Прохор Евгеньевич повертел в руках стакан и пристроил рядом с собой, на полке. Идея коллекционировать рукопожатия поглотила его лет двадцать назад. Идею подкинул приятель-гобоист. Поначалу они увлеклись этим оба, потом приятель устал, а Прохор Евгеньевич, наоборот, совершенно осатанел…
– Я не совсем вас понимаю, – обиженно произнесла пассажирка.
– Это, пожалуй, самое редкое собирательство. И не легкое… Встречаю, скажем, я какую-нибудь знаменитость. Пожму его руку. И внесу в тетрадку. Фамилию. Дату. Обстоятельства, при которых происходило рукопожатие. Вот! Увлекательное занятие, я вам скажу, – Прохор Евгеньевич воодушевился. – Кого только нет в моем гроссбухе. И писатели, и космонавты, и политические деятели. А артисты, так их штук сто, не меньше…
– Как же вы на них выходили? – продолжала сомневаться Варвара Сергеевна. – Знакомят вас, что ли?
– Кто же меня будет с ними знакомить? – всплеснул руками скрипач. – Совсем иначе! Ну, с артистами – это пустяки, пузыри воздушные… Другое дело – крупные птицы, фундаментальные. Услышу, к примеру, что кто-то из тузов в наш город прибывает – и на аэродром, или на вокзал. Да пораньше, пока оцепление еще спит… А как привезут в автобусах встречающих, я в толпу. Затаюсь и жду момента. Только он примется руки пожимать, я тут как тут. Какой-то магнетизм во мне. Никому не пожмет, а меня обязательно отметит. Чувствует, что для дела…
– Странно как-то, – продолжала обижаться Варвара Сергеевна. – Шутите вы надо мной.
– Ни в коем случае! – горячо прижал ладони к груди скрипач. – Таким людям руки пожимал, ого-го… Например, Де Голль!
– Кто?
– Забыли уже? Президент Франции. Я его в мемориале Славы подкараулил, после возложения венков. Давно, лет двадцать пять назад. Высокий такой дядечка. И демократичный, всем руки пожимал, даже не интересно… А другой скромничает, норовит руку спрятать, так я момента жду. Обязательно дождусь, знаю, духом не падаю. Меня уже ребята из особой охраны знают, думают, что я при протоколе состою.

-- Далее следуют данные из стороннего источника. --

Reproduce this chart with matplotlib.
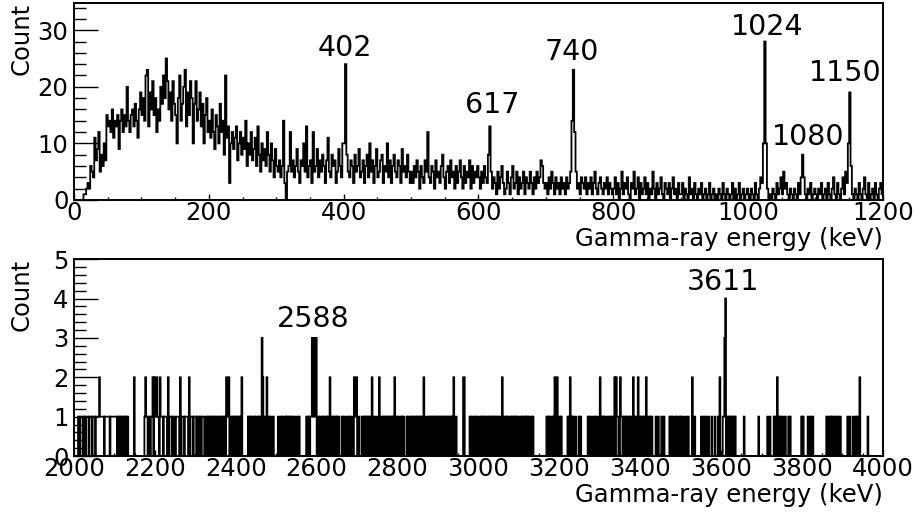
import numpy as np
import matplotlib.pyplot as plt
from matplotlib.ticker import MultipleLocator

# Low-energy spectrum, 2 keV bins from 0 to 1200 keV, one list per 100 keV
low_0 = [0, 0, 0, 0, 0, 0, 0, 1, 1, 2, 3, 2, 6, 5, 4, 11, 7, 9, 12, 5, 8, 6, 10, 7,
         15, 13, 14, 12, 16, 11, 14, 13, 15, 9, 14, 16, 12, 15, 13, 20, 14, 12, 15, 16,
         13, 17, 14, 11, 16, 19]
low_1 = [15, 18, 14, 22, 23, 13, 19, 16, 21, 15, 18, 12, 16, 14, 20, 17, 22, 18, 25, 21,
         16, 19, 14, 21, 17, 15, 10, 18, 22, 14, 17, 20, 23, 13, 19, 15, 21, 18, 10, 17,
         21, 14, 16, 19, 13, 17, 10, 15, 18, 12]
low_2 = [14, 11, 16, 12, 9, 15, 13, 10, 17, 12, 14, 8, 22, 11, 13, 3, 10, 12, 9, 11,
         13, 7, 10, 12, 8, 11, 9, 14, 6, 10, 8, 12, 7, 9, 11, 6, 13, 8, 5, 10,
         7, 9, 6, 12, 8, 5, 10, 7, 4, 9]
low_3 = [6, 5, 7, 4, 6, 14, 3, 0, 5, 6, 12, 5, 7, 4, 6, 9, 5, 3, 7, 6,
         10, 5, 13, 4, 6, 7, 3, 12, 5, 6, 9, 4, 7, 5, 8, 6, 3, 7, 11, 5,
         4, 8, 6, 7, 3, 5, 9, 6, 4, 10]
low_4 = [10, 24, 8, 5, 4, 7, 6, 3, 8, 5, 6, 9, 4, 5, 7, 3, 6, 8, 4, 10,
         5, 7, 3, 6, 9, 4, 5, 7, 8, 3, 6, 5, 10, 4, 7, 3, 6, 8, 5, 4,
         7, 6, 3, 9, 5, 6, 4, 8, 5, 3]
low_5 = [5, 3, 6, 4, 7, 5, 2, 6, 4, 3, 7, 5, 12, 4, 3, 6, 5, 2, 7, 4,
         5, 3, 6, 8, 4, 2, 5, 6, 3, 7, 4, 5, 2, 6, 3, 5, 7, 4, 2, 6,
         3, 5, 4, 7, 2, 6, 3, 5, 4, 6]
low_6 = [4, 2, 5, 3, 6, 4, 3, 8, 13, 5, 2, 4, 3, 1, 5, 2, 4, 6, 3, 1,
         2, 5, 3, 1, 4, 6, 2, 3, 5, 1, 4, 2, 3, 5, 1, 4, 3, 2, 5, 3,
         1, 4, 2, 5, 3, 4, 7, 6, 3, 2]
low_7 = [3, 1, 4, 2, 5, 3, 1, 4, 2, 3, 1, 4, 2, 3, 1, 4, 2, 3, 5, 14,
         23, 12, 5, 2, 3, 1, 4, 3, 2, 4, 1, 3, 2, 4, 1, 3, 5, 2, 1, 3,
         4, 2, 1, 3, 2, 4, 1, 3, 2, 1]
low_8 = [2, 4, 1, 3, 0, 2, 5, 1, 3, 2, 4, 1, 0, 3, 2, 5, 1, 2, 4, 0,
         3, 1, 2, 4, 1, 3, 0, 2, 1, 5, 2, 0, 3, 1, 2, 4, 1, 0, 3, 2,
         1, 3, 0, 2, 4, 1, 2, 0, 3, 1]
low_9 = [1, 3, 0, 2, 1, 0, 4, 1, 2, 0, 3, 1, 0, 2, 1, 3, 0, 1, 2, 0,
         1, 3, 0, 1, 2, 0, 1, 0, 2, 1, 0, 3, 1, 0, 2, 1, 0, 1, 3, 0,
         2, 0, 1, 3, 0, 1, 2, 0, 1, 2]
low_10 = [1, 0, 2, 1, 0, 3, 1, 0, 2, 4, 3, 10, 28, 10, 2, 0, 1, 0, 2, 1,
          0, 3, 1, 2, 4, 1, 5, 2, 3, 1, 0, 2, 1, 0, 2, 1, 0, 3, 1, 4,
          8, 4, 1, 0, 2, 1, 3, 0, 1, 2]
low_11 = [1, 0, 2, 1, 3, 0, 1, 2, 0, 3, 1, 0, 2, 4, 1, 0, 3, 1, 0, 2,
          4, 1, 5, 3, 10, 19, 6, 1, 0, 2, 1, 0, 3, 1, 0, 2, 4, 1, 0, 3,
          0, 1, 2, 0, 3, 1, 0, 2, 3, 1]

# High-energy spectrum, 2 keV bins from 2000 to 4000 keV: energies of non-empty bins
ones = [2010, 2012, 2016, 2018, 2020, 2024, 2026, 2030, 2032, 2034, 2038, 2040, 2042,
        2046, 2048, 2050, 2054, 2056, 2058, 2060, 2064, 2066, 2068, 2070, 2072, 2076,
        2078, 2080, 2082, 2084, 2086, 2090, 2092, 2094, 2096, 2098,
        2100, 2102, 2104, 2108, 2112, 2116, 2120, 2124, 2128, 2132, 2174, 2178, 2180,
        2184, 2186, 2190, 2192, 2200,
        2202, 2206, 2208, 2214, 2216, 2218, 2222, 2224, 2226, 2228, 2236, 2238, 2240,
        2244, 2246, 2252, 2254, 2256, 2258, 2266, 2268, 2270, 2274, 2276, 2278, 2280,
        2288, 2290, 2292, 2296, 2298,
        2300, 2304, 2306, 2310, 2312, 2316, 2318, 2320, 2326, 2328, 2332, 2334, 2338,
        2342, 2346, 2350, 2352, 2356, 2358, 2362, 2364, 2368, 2372, 2378, 2380, 2386,
        2388, 2392, 2396, 2400,
        2404, 2408, 2412, 2430, 2434, 2436, 2440, 2442, 2446, 2450, 2452, 2456, 2460,
        2470, 2472, 2480, 2484, 2490, 2492,
        2504, 2510, 2514, 2520, 2524, 2528, 2532, 2536, 2540, 2546, 2552, 2556, 2574,
        2576, 2580, 2584, 2586, 2592, 2594,
        2604, 2608, 2610, 2614, 2618, 2620, 2624, 2628, 2638, 2642, 2646, 2650, 2654,
        2662, 2666, 2672, 2678, 2682, 2688, 2694, 2696,
        2704, 2712, 2716, 2720, 2724, 2728, 2732, 2740, 2742, 2748, 2760, 2764, 2768,
        2772, 2776, 2780, 2784, 2788, 2796,
        2800, 2806, 2810, 2814, 2822, 2826, 2828, 2832, 2836, 2840, 2844, 2848, 2852,
        2856, 2860, 2870, 2876, 2880, 2884, 2888, 2890, 2894, 2898,
        2902, 2906, 2910, 2914, 2918, 2920, 2924, 2928, 2932, 2936, 2944, 2978, 2982,
        2988, 2992, 2996,
        3002, 3004, 3008, 3012, 3016, 3018, 3022, 3026, 3030, 3034, 3038, 3042, 3046,
        3050, 3056, 3062, 3064, 3068, 3072, 3078, 3082, 3086, 3090, 3094, 3098,
        3104, 3108, 3112, 3116, 3120, 3124, 3130, 3134, 3168, 3172, 3176, 3182, 3186,
        3200, 3204, 3220, 3224, 3230, 3234, 3240, 3248, 3252, 3270, 3274, 3280, 3286,
        3290, 3296,
        3304, 3308, 3312, 3318, 3320, 3324, 3326, 3330, 3332, 3336, 3342, 3344, 3352,
        3354, 3358, 3360, 3364, 3368, 3370, 3374, 3378, 3386, 3390, 3398,
        3402, 3406, 3410, 3420, 3424, 3428, 3438, 3444, 3452, 3458, 3472, 3476, 3480,
        3486, 3490, 3496,
        3500, 3506, 3512, 3518, 3534, 3550, 3556, 3562, 3568, 3576, 3584, 3592,
        3604, 3606, 3614, 3618, 3622, 3626, 3630, 3634, 3656, 3692,
        3714, 3720, 3730, 3734, 3742, 3746, 3752, 3758, 3766, 3770, 3798, 3802,
        3814, 3820, 3826, 3860, 3866, 3870, 3874, 3878, 3884, 3888, 3894, 3912, 3918,
        3926, 3932, 3936, 3942, 3962]
twos = [2062, 2148, 2176, 2194, 2198, 2204, 2212, 2232, 2262, 2284, 2376, 2382, 2414,
        2466, 2476, 2632, 2692, 2698, 2736, 2754, 2792, 2864, 2938, 2962, 2964, 3058,
        3188, 3194, 3226, 3300, 3336, 3340, 3350, 3382, 3394, 3414, 3528, 3596, 3738,
        3942]
threes = [2464, 2588, 2590, 2596, 2598, 3608]
fours = [3610]

low_peaks = ['402', '617', '740', '1024', '1080', '1150']
high_peaks = ['2588', '3611']

# label anchor points (keV, count)
low_label_xy = [(402, 26.8), (620, 16.8), (739, 26.1), (1028, 30.5), (1089, 11.1), (1144, 22.4)]
high_label_xy = [(2591, 3.48), (3604, 4.42)]

low_counts = np.array(low_0 + low_1 + low_2 + low_3 + low_4 + low_5 + low_6 +
                      low_7 + low_8 + low_9 + low_10 + low_11)
low_edges = np.arange(0, 1202, 2)

high_edges = np.arange(2000, 4002, 2)
high_counts = np.zeros(len(high_edges) - 1)
for level, energies in [(1, ones), (2, twos), (3, threes), (4, fours)]:
    for e in energies:
        high_counts[(e - 2000) // 2] = level

plt.rcParams['font.family'] = 'DejaVu Sans'

fig = plt.figure(figsize=(9.15, 5.14), dpi=100)
ax1 = fig.add_axes([0.0809, 0.611, 0.884, 0.383])
ax2 = fig.add_axes([0.0809, 0.1128, 0.884, 0.383])


def style_axis(ax, xlim, ylim, xmajor, xminor, ymajor, yminor):
    ax.set_xlim(*xlim)
    ax.set_ylim(*ylim)
    ax.xaxis.set_major_locator(MultipleLocator(xmajor))
    ax.xaxis.set_minor_locator(MultipleLocator(xminor))
    ax.yaxis.set_major_locator(MultipleLocator(ymajor))
    ax.yaxis.set_minor_locator(MultipleLocator(yminor))
    ax.tick_params(axis='both', which='both', direction='in', top=False, right=False,
                   width=1.0, labelsize=17.5)
    ax.tick_params(axis='y', which='major', length=17, pad=4)
    ax.tick_params(axis='y', which='minor', length=8.5)
    ax.tick_params(axis='x', which='major', length=4.5, pad=1)
    ax.tick_params(axis='x', which='minor', length=2.3)
    for sp in ax.spines.values():
        sp.set_linewidth(1.4)
    ax.set_xlabel('Gamma-ray energy (keV)', fontsize=17.5, loc='right')
    ax.set_ylabel('Count', fontsize=17.5, loc='top')
    ax.xaxis.set_label_coords(1.0, -0.135)
    ax.yaxis.set_label_coords(-0.05, 1.0)


ax1.stairs(low_counts, low_edges, color='black', linewidth=1.3, baseline=0)
style_axis(ax1, (0, 1200), (0, 34.8), 200, 50, 10, 2)
for name, (x, y) in zip(low_peaks, low_label_xy):
    ax1.text(x, y, name, fontsize=20.5, ha='center', va='center')

ax2.stairs(high_counts, high_edges, color='black', linewidth=1.3, baseline=0)
style_axis(ax2, (2000, 4000), (0, 5), 200, 50, 1, 0.2)
for name, (x, y) in zip(high_peaks, high_label_xy):
    ax2.text(x, y, name, fontsize=20.5, ha='center', va='center')

fig.savefig('out.png', dpi=100)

Варвара Сергеевна отвернулась к окну. Оранжевые фонари станции катились к хвосту поезда, точно крупные апельсины… В черном зеркале стекла Варвара Сергеевна заметила мелькнувшую фигуру соседа из служебного купе.
Варваре Сергеевне так и не удалось уговорить сына отвезти подаренную коробку зефира в часть, поднести начальству за благосклонное отношение. Упрямый мальчишка, жизни не знает. Раздражение против сына перекинулось на долговязого незнакомца, что своей коробкой навязал какую-то странную двусмысленность. И, желая подавить в себе эту зависимость, Варвара Сергеевна громко проговорила, словно выделяя своим вниманием именно скрипача среди прочих обитателей вагона:
– А смешные истории возникали, Прохор Евгеньевич?
Скрипач, обескураженный ее громким возгласом, произнес через паузу:
– Курьезы? А как же, были. И смех, и грех… Одного молодца к высшей мере приговорили, натворил он дел. Суд был открытый, народу набилось в зале, что в нашем вагоне. Обычно после такого приговора осужденному наручники надевают. А тут замешкались солдатики, и я, значит, к барьеру, с рукой своей протянутой. Меня тут же под бока. Как же ты посмел, сукин сын, такому татю руку протягивать?! И как растолковать подобный эпатаж? Думали, что я какой-нибудь сообщник тайный в делах его поганых. Неделю дознавались. Наконец угомонились, когда я им свой гроссбух предъявил. Вот как бывает!
И Прохор Евгеньевич засмеялся, вскидывая солнечные бровки.
В светлом проеме купе стоял высокий здоровяк в спортивном костюме и в железнодорожной фуражке. Рыхлая его щека хранила багровую полоску, след крепкого сна.
– Где хозяин? – хрипло спросил он.
– Проводник? – осекся Прохор Евгеньевич.
– Ну?!
– Не знаем, где проводник. Давно исчез, – на подмогу скрипачу подоспел пассажир из служебки. – Чаем напоил и исчез.
– Ух, чулочник! Наверняка у своей крали лясы точит, – буркнул здоровяк и приказал кому-то за спиной: – В следующий вагон! И не отставать, за руки держитесь, елки-прялки. – И он двинулся к тамбуру.